Тени ложатся на узкие мостовые, и воздух, густой, как старое вино, дрожит от несказанного. В этой черно-белой симфонии, где свет цепляется за кружева, а темнота вычерчивает силуэты, Ирина Шейк — загадка, мерцающая сквозь объектив Вито Ферниколы. Она не просто лицо кампании, а призрак самой Сицилии — притягательный, мимолетный, рождённый в вечном танце между светом и мраком.
Её платье — как пергамент забытого письма, где каждый завиток кружева несёт свою историю. Корсетные линии, будто чьи-то бережные руки, держат прошлое в крепких объятиях. Полупрозрачные ткани — обещание, скрытое за вуалью. Здесь красота не кричит, а шепчет, и её голос — шелест тюля, приглушённый стук каблуков, касание атласных лент.

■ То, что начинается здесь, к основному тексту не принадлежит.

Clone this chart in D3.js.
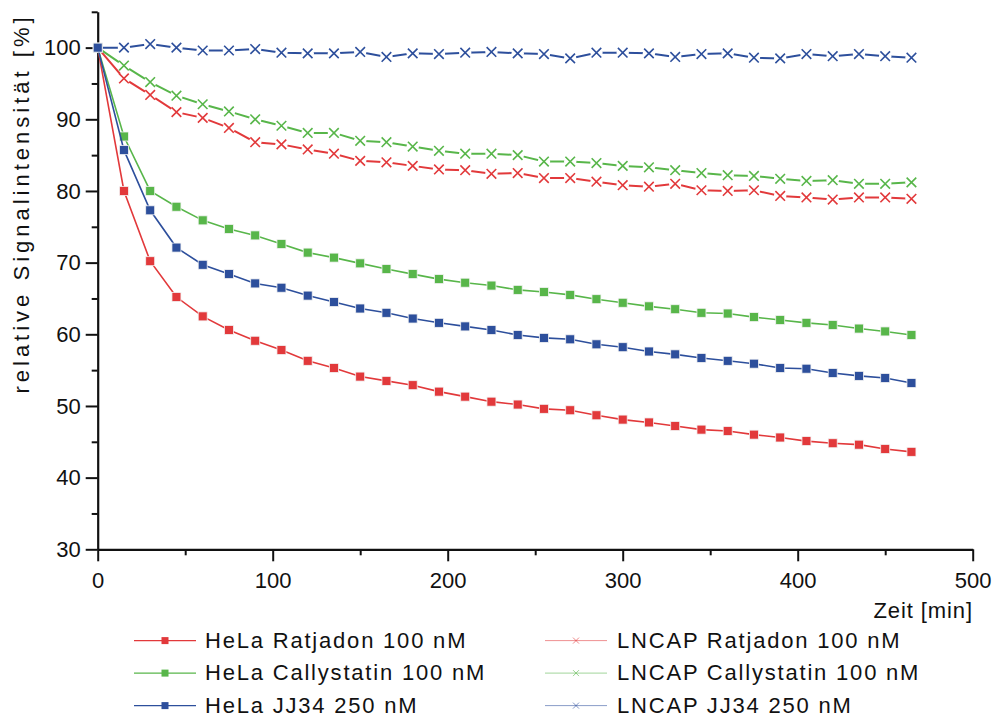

И в этой театральности без сцены, в этом нуаре без сценария есть единственная константа — черная сумка Sicily. Она — как дневник, в котором записаны истории о встречах, исчезновениях, городах, по которым никто больше не пройдет. Прекрасная, но безмолвная, она хранит всё: ключи от прошлого, тени любовных писем, аромат неслучайно забытых духов.
Так Dolce&Gabbana возрождает вечную историю, не нуждающуюся в цвете. Здесь, на стыке времени и памяти, красота раскрывается не в оттенках, а в их отсутствии.